Bapu Nadkarni

Personal information
- Full name: Rameshchandra Gangaram Nadkarni
- Born: 4 April 1933 Nashik, Bombay Presidency, British India
- Died: 17 January 2020 (aged 86) Pune, Maharashtra, India
- Batting: Left-handed
- Bowling: Slow left arm orthodox

International information
- National side: India;
- Test debut (cap 80): 16 December 1955 v New Zealand
- Last Test: 12 March 1968 v New Zealand

Career statistics
| Competition | Test | First-class |
| Matches | 41 | 191 |
| Runs scored | 1,414 | 8,880 |
| Batting average | 25.70 | 40.36 |
| 100s/50s | 1/7 | 14/46 |
| Top score | 122* | 283* |
| Balls bowled | 9,165 | 38,193 |
| Wickets | 88 | 500 |
| Bowling average | 29.07 | 21.37 |
| 5 wickets in innings | 4 | 19 |
| 10 wickets in match | 1 | 1 |
| Best bowling | 6/43 | 6/17 |
| Catches/stumpings | 22/– | 140/– |
- Source: CricketArchive, 11 February 2020

= Bapu Nadkarni =

Indian cricketer (1933–2020)

Rameshchandra Gangaram "Bapu" Nadkarni (4 April 1933 – 17 January 2020) was an Indian international cricketer, mainly known for being an economical bowler. The chances of scoring against him was either nil, or negligible.

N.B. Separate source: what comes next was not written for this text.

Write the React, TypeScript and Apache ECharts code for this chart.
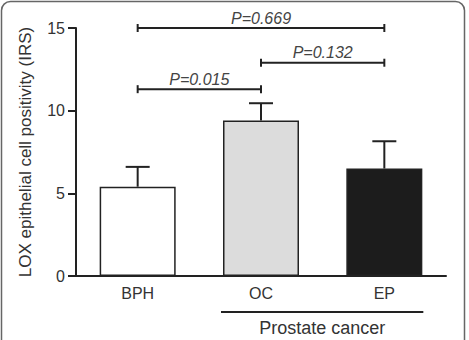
import React, { useEffect, useRef } from "react";
import * as echarts from "echarts";

const categories = ["BPH", "OC", "EP"];
const means = [5.4, 9.4, 6.5];
const upperErrors = [6.6, 10.45, 8.15];
const barColors = ["#ffffff", "#dcdcdc", "#1c1c1c"];
const yTicks = [0, 5, 10, 15];
// [from category index, to category index, bracket height, label]
const brackets: [number, number, number, string][] = [
  [0, 2, 15, "P=0.669"],
  [1, 2, 12.9, "P=0.132"],
  [0, 1, 11.3, "P=0.015"],
];
const groupLabel = "Prostate cancer";
const yTitle = "LOX epithelial cell positivity (IRS)";

const FONT = "'Liberation Sans', Arial, sans-serif";
const INK = "#222222";

export default function App() {
  const ref = useRef<HTMLDivElement>(null);

  useEffect(() => {
    if (!ref.current) return;
    const chart = echarts.init(ref.current, undefined, { renderer: "svg" });

    chart.setOption({
      animation: false,
      backgroundColor: "#ffffff",
      grid: { left: 76, right: 23, top: 28, bottom: 64 },
      xAxis: {
        type: "category",
        data: categories,
        axisLine: { lineStyle: { color: INK, width: 2 } },
        axisTick: { alignWithLabel: true, length: 7, lineStyle: { color: INK, width: 2 } },
        axisLabel: { color: "#333", fontSize: 16, fontFamily: FONT, margin: 9 },
      },
      yAxis: {
        type: "value",
        min: yTicks[0],
        max: yTicks[yTicks.length - 1],
        interval: 5,
        name: yTitle,
        nameLocation: "middle",
        nameGap: 42,
        nameTextStyle: { color: "#333", fontSize: 17, fontFamily: FONT },
        splitLine: { show: false },
        axisLine: { show: true, lineStyle: { color: INK, width: 2 } },
        axisTick: { show: true, length: 8, lineStyle: { color: INK, width: 2 } },
        axisLabel: { color: "#333", fontSize: 16, fontFamily: FONT, margin: 11 },
      },
      series: [
        {
          type: "bar",
          barWidth: 76,
          data: means.map((v, i) => ({
            value: v,
            itemStyle: { color: barColors[i], borderColor: INK, borderWidth: 1.5 },
          })),
          z: 2,
        },
        {
          // upper error whiskers
          type: "custom",
          z: 3,
          clip: false,
          data: means.map((v, i) => [i, v, upperErrors[i]]),
          renderItem: (_params: any, api: any) => {
            const base = api.coord([api.value(0), api.value(1)]);
            const top = api.coord([api.value(0), api.value(2)]);
            const half = 12;
            const style = { stroke: INK, lineWidth: 2 };
            return {
              type: "group",
              children: [
                { type: "line", shape: { x1: base[0], y1: base[1], x2: top[0], y2: top[1] }, style },
                { type: "line", shape: { x1: top[0] - half, y1: top[1], x2: top[0] + half, y2: top[1] }, style },
              ],
            };
          },
        },
        {
          // significance brackets
          type: "custom",
          z: 4,
          clip: false,
          data: brackets.map((b) => [b[0], b[1], b[2], b[3]]),
          renderItem: (params: any, api: any) => {
            const b = brackets[params.dataIndex];
            const p1 = api.coord([b[0], b[2]]);
            const p2 = api.coord([b[1], b[2]]);
            const style = { stroke: INK, lineWidth: 2 };
            const t = 4;
            return {
              type: "group",
              children: [
                { type: "line", shape: { x1: p1[0], y1: p1[1], x2: p2[0], y2: p2[1] }, style },
                { type: "line", shape: { x1: p1[0], y1: p1[1] - t, x2: p1[0], y2: p1[1] + t }, style },
                { type: "line", shape: { x1: p2[0], y1: p2[1] - t, x2: p2[0], y2: p2[1] + t }, style },
                {
                  type: "text",
                  x: (p1[0] + p2[0]) / 2,
                  y: p1[1] - 2,
                  style: {
                    text: b[3],
                    fontSize: 16,
                    fontStyle: "italic",
                    fontFamily: FONT,
                    fill: "#444",
                    align: "center",
                    verticalAlign: "bottom",
                  },
                },
              ],
            };
          },
        },
      ],
    });

    // group underline below the prostate cancer categories
    const oc = chart.convertToPixel({ xAxisIndex: 0 }, categories[1]) as number;
    const ep = chart.convertToPixel({ xAxisIndex: 0 }, categories[2]) as number;
    const left = oc - 40;
    const right = ep + 39;
    chart.setOption({
      graphic: [
        {
          type: "line",
          shape: { x1: left, y1: 312, x2: right, y2: 312 },
          style: { stroke: INK, lineWidth: 2 },
        },
        {
          type: "text",
          x: (left + right) / 2,
          y: 328,
          style: {
            text: groupLabel,
            fontSize: 18,
            fontFamily: FONT,
            fill: "#333",
            align: "center",
            verticalAlign: "middle",
          },
        },
        {
          type: "rect",
          shape: { x: 1.5, y: 1.5, width: 463, height: 380, r: 9 },
          style: { fill: "none", stroke: "#666", lineWidth: 1.5 },
          z: 10,
        },
      ],
    });

    return () => chart.dispose();
  }, []);

  return (
    <div
      ref={ref}
      style={{ position: "absolute", left: 0, top: 0, width: 469, height: 340 }}
    />
  );
}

Nadkarni bowled a record 21.5 consecutive overs (131 balls) without conceding a run against England in Madras on 12 January 1964.

==Career==

Nadkarni was famous for bowling an unerring line to batsmen which made it nearly impossible to score. It is often told that he used to put a coin on the pitch when he practiced in the nets, and would practice hitting the coin with every delivery. He had a career economy rate of less than 2.00 runs per over.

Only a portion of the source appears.